▶ Given problem
Please output exactly the lines of the material from the first through the line containing "1.05, 0.78, 0.87];", and nothing more.

▶ Dataset content
═══
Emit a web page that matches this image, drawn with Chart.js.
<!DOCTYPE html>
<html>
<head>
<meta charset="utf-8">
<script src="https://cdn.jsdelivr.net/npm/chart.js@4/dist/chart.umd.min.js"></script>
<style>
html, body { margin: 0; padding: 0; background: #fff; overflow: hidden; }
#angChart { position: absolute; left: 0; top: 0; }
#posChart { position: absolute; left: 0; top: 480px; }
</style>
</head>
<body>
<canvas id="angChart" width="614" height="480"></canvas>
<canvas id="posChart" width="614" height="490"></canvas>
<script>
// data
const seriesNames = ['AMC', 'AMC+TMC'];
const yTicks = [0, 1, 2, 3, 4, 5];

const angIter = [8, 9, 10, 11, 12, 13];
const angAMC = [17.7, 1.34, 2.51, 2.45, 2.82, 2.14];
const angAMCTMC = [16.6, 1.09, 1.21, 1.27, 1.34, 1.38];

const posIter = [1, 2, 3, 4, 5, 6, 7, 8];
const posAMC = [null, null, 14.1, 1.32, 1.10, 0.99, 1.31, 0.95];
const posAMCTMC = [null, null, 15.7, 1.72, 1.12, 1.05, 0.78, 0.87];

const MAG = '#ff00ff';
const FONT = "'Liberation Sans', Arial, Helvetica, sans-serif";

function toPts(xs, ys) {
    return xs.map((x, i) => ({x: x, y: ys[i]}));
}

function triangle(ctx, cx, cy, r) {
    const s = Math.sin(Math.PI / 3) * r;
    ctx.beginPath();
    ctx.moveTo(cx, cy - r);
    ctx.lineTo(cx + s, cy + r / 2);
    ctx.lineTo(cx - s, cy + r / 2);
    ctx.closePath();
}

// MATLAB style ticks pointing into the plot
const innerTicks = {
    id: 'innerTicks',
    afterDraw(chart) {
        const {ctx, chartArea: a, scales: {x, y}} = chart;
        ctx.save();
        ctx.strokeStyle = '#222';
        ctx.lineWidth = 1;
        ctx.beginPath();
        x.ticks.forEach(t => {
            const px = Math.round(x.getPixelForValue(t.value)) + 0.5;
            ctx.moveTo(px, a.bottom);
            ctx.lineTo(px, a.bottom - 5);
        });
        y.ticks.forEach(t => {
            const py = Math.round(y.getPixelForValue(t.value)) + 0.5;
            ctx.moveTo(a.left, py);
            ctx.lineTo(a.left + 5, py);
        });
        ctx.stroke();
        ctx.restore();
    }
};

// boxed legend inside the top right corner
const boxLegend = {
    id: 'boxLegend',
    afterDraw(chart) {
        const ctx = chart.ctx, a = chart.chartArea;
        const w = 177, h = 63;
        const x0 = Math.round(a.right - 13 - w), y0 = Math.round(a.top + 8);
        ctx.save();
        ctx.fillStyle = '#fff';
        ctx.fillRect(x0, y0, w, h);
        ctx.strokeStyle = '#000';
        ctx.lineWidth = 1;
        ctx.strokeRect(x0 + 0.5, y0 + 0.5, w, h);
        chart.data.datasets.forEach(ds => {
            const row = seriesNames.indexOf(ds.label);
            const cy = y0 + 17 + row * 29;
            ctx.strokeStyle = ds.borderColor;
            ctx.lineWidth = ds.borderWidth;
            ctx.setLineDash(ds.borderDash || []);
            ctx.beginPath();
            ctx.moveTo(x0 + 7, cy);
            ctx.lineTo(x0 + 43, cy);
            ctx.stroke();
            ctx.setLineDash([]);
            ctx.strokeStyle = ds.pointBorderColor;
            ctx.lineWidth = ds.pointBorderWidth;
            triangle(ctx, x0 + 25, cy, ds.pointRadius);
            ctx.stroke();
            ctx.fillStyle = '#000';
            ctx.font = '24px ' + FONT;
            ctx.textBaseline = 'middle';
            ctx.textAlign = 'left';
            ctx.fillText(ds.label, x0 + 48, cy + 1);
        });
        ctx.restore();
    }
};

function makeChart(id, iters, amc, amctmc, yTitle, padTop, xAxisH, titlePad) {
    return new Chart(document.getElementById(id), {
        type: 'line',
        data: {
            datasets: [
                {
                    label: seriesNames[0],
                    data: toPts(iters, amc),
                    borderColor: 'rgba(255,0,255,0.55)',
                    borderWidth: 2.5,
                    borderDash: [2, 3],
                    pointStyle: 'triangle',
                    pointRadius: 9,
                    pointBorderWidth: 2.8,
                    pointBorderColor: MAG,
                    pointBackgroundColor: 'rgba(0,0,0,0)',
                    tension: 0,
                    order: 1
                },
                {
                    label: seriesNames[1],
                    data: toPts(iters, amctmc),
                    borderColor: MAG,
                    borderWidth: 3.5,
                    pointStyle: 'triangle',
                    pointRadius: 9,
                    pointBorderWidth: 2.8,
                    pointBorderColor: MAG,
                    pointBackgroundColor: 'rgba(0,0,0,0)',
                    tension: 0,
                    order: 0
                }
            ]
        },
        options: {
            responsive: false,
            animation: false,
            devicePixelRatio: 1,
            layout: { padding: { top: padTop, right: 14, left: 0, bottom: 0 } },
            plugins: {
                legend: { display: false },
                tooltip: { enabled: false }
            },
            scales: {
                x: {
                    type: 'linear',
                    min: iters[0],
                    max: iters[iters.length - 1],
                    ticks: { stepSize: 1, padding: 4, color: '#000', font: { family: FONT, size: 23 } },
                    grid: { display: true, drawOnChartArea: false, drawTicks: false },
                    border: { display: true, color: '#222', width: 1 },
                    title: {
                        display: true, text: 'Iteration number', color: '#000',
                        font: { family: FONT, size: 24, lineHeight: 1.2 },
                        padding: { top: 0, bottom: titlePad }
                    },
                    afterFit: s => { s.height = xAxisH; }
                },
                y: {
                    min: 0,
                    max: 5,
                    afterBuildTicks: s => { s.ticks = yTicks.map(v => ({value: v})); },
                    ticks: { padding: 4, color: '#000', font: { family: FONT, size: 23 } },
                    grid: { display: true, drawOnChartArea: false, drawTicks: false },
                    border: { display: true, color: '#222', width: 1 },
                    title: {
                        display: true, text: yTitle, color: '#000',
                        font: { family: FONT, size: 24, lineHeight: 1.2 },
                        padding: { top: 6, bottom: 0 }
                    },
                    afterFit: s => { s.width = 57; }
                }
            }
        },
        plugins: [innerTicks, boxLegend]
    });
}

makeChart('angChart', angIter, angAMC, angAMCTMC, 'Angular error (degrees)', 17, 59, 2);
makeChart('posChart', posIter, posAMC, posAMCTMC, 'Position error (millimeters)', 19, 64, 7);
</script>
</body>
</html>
═══
▶ Solved exercise
Emit a web page that matches this image, drawn with Chart.js.
<!DOCTYPE html>
<html>
<head>
<meta charset="utf-8">
<script src="https://cdn.jsdelivr.net/npm/chart.js@4/dist/chart.umd.min.js"></script>
<style>
html, body { margin: 0; padding: 0; background: #fff; overflow: hidden; }
#angChart { position: absolute; left: 0; top: 0; }
#posChart { position: absolute; left: 0; top: 480px; }
</style>
</head>
<body>
<canvas id="angChart" width="614" height="480"></canvas>
<canvas id="posChart" width="614" height="490"></canvas>
<script>
// data
const seriesNames = ['AMC', 'AMC+TMC'];
const yTicks = [0, 1, 2, 3, 4, 5];

const angIter = [8, 9, 10, 11, 12, 13];
const angAMC = [17.7, 1.34, 2.51, 2.45, 2.82, 2.14];
const angAMCTMC = [16.6, 1.09, 1.21, 1.27, 1.34, 1.38];

const posIter = [1, 2, 3, 4, 5, 6, 7, 8];
const posAMC = [null, null, 14.1, 1.32, 1.10, 0.99, 1.31, 0.95];
const posAMCTMC = [null, null, 15.7, 1.72, 1.12, 1.05, 0.78, 0.87];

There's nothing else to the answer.